The need for a working budget and savings in the bank is paramount, especially for those who are employed in the highly unpredictable entertainment industry. When your current employment has a good run, it’s oh-so tempting to spend most or all of your earnings. Or, almost as bad, you put all of your savings into market fluctuating investments. While your risk tolerance may be high, it behooves you to have cash socked away for the potential (or is it inevitable?) down periods.
Here are tips for minimizing the money conflicts, whether your cash flow is secure or not:
1) Agree on a budget. At the start of this New Year, map out how you will spend — and save — your money for 2011. Review your income outlook, likely changes, savings and spending. We give our government a hard time for not planning and sticking to a budget, but we don’t do it ourselves. Ninety percent of the families I sit down with don’t have a budget.
2) Who holds the purse strings? Understand the decision-making roles in the family. Often, there is one ultimate decision-maker in the family when it comes to the budget. There is no point ignoring the fact that someone’s in control or someone thinks they’re in control. Let that person drive the budget process, but the other person should be responsible for tracking. This may create a low level of irritation, but if you don’t give ownership and accountability to both of you, one of you won’t care.
3) There are ways to ensure that you keep yourself accountable, even when you’re single. Consider partnering with a friend or sibling to maintain checks and balances for how you spend your money.
4) Software. In vivid Technicolor, you can track income and spending via software. This encourages both partners to engage in the process. You can identify deviations in the budget and make corrections in subsequent months. You can use free Web-based, straightforward software like www.mint.com or more sophisticated budgeting software, like Quicken or Quickbooks.

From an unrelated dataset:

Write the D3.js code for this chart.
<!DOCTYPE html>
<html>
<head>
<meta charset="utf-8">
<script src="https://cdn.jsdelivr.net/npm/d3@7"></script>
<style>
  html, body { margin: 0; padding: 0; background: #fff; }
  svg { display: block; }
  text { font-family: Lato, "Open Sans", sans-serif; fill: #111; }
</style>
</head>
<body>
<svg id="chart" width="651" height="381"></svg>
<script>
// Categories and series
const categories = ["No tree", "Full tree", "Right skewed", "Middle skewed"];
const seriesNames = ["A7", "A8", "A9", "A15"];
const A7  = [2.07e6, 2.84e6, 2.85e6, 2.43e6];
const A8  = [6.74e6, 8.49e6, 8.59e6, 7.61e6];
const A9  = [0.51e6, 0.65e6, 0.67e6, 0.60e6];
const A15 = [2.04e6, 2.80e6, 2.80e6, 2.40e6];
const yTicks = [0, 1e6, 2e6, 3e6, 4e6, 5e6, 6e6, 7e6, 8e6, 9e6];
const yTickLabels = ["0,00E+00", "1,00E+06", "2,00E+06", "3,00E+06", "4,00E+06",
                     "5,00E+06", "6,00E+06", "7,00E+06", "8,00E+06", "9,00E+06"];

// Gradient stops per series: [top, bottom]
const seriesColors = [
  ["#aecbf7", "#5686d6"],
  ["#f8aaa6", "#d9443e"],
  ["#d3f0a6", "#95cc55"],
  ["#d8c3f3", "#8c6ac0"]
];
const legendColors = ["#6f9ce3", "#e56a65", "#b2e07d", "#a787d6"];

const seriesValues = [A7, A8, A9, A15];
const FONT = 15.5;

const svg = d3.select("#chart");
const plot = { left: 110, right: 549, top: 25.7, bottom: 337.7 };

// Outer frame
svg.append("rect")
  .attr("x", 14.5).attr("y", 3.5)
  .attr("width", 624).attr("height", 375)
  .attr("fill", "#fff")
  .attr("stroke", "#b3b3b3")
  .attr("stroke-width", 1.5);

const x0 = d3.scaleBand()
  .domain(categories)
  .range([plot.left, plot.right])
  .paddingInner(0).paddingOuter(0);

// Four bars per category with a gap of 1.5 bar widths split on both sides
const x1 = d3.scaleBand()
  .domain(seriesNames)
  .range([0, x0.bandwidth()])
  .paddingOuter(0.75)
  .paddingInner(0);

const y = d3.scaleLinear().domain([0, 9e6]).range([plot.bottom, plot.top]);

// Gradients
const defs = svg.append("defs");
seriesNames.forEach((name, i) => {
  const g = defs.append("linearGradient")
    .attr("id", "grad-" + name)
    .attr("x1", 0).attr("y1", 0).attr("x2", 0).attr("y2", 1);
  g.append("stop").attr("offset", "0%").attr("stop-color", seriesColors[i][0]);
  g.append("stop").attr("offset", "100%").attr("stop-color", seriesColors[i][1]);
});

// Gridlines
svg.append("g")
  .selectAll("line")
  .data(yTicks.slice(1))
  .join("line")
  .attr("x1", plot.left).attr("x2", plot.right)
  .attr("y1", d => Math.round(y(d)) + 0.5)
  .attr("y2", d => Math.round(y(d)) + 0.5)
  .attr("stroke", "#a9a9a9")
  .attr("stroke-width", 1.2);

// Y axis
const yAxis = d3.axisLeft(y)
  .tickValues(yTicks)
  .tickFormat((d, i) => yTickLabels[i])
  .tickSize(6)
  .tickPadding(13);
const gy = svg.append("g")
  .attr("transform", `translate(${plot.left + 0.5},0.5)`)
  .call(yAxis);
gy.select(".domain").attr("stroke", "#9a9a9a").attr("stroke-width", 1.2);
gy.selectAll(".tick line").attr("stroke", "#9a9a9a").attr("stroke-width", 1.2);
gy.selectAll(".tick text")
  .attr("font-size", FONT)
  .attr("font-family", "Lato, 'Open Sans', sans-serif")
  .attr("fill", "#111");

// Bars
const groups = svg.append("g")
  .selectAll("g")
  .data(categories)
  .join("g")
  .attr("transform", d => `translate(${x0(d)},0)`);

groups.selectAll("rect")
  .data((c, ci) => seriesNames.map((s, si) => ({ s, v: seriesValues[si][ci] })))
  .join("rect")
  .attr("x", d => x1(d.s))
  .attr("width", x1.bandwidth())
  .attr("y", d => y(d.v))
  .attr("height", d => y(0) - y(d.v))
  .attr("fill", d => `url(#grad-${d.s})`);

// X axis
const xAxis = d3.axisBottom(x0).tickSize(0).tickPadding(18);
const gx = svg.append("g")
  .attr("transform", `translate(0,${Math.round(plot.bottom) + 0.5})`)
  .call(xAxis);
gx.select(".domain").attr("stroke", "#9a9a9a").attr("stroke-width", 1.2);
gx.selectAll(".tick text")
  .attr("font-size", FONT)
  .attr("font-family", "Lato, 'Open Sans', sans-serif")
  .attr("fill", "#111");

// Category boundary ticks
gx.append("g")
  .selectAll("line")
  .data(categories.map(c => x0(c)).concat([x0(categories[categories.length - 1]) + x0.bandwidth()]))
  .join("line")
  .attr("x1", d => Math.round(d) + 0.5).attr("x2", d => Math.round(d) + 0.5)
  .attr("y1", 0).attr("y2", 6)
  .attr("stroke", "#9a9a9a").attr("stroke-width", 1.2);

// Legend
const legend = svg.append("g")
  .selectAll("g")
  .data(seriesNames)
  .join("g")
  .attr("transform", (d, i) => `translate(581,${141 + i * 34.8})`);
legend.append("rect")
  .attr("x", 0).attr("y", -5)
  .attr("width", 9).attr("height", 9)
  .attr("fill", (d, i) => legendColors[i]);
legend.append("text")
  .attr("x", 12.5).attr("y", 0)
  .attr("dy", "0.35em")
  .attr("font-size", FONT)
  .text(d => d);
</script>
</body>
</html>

5) Set aside 15 to 30 minutes a week to balance your checkbook and credit cards, and to make sure spending is on track for the month. If you see that entertainment or groceries went over that week, identify ways to cut back the following week.

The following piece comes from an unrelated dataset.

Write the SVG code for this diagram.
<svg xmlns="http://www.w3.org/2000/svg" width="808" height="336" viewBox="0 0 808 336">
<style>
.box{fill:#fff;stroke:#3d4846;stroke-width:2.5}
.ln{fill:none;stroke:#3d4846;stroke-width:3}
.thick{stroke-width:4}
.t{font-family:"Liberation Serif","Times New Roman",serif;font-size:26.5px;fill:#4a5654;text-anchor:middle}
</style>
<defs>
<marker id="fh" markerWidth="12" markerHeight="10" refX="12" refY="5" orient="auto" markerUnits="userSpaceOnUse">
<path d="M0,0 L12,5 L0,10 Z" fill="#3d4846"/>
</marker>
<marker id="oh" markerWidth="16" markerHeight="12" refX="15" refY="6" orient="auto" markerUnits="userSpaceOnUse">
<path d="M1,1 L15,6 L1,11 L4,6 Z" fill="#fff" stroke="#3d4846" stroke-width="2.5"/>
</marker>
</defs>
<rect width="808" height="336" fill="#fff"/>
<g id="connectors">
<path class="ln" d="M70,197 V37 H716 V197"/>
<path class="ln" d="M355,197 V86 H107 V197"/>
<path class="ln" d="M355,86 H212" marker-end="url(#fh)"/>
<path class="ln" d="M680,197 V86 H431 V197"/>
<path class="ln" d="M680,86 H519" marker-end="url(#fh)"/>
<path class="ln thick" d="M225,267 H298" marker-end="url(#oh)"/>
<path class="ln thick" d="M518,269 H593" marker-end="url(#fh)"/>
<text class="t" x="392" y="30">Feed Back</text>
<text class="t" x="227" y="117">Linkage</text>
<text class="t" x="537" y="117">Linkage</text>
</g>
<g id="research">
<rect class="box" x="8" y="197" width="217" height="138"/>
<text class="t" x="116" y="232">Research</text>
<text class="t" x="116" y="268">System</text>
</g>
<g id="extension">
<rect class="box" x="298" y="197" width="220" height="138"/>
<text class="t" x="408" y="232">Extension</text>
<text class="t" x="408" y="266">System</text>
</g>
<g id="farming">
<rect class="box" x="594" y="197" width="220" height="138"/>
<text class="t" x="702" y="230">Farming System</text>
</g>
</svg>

6) You don’t have to be a slave to your budget. This isn’t prison. It’s hard to stay committed to something if there are no benefits. Be good to yourself occasionally. Give yourself permission to go off-budget from time to time on something that’s of value to the family or for yourself, e.g. a great vacation. If you’re being good year-round, you can have a reward at the end of the year.
7) Java fix or broke? Remain aware of the little things we don’t think about. Then, ask yourself if you really need it. Take the daily routine visit to Starbucks: If two people buy coffee daily, that’s $10 each day x five days per week x 52 weeks x 20 years. You’ve spent $52,000 without adjusting for inflation. Imagine the funds you might have accrued if you’d invested even a portion of this over the period.
8) Spending can be a good thing. There’s something about that physical parting of cash that can make you aware of your spending. In the Starbucks example, consider using hard cash rather than plastic for your favorite blend — frequent trips to the ATM might encourage you to consider not making it a daily affair.
9) Knowing when to invest. A good rule of thumb is to set aside three to 12 months of basic living expenses, but don’t be tempted to buy mutual funds, stocks, or even bonds with those dollars. Instead, for peace of mind, keep what you need to live on for six months (a good recommendation) in a fully liquid money market or savings account. Any extra cash beyond this reserve can be invested in other assets. When the economy tanks, it causes panic for those with all their savings invested in the affected markets. Those with liquid cash can afford to wait out the crisis. And if that good gig ends, or you are laid off, you’ll need the cash on hand for housing, food, transportation and insurances. The amount of money you set aside depends on your personal situation. A good financial adviser can help you there.
With cash set aside for the down periods and a workable budget, you’ll see the money conflicts lessen. You don’t have to cut out the rewards for good fiscal behavior; you just need to stay on top of your budget and communicate. And, that communication will go a long way to creating your own economic bliss.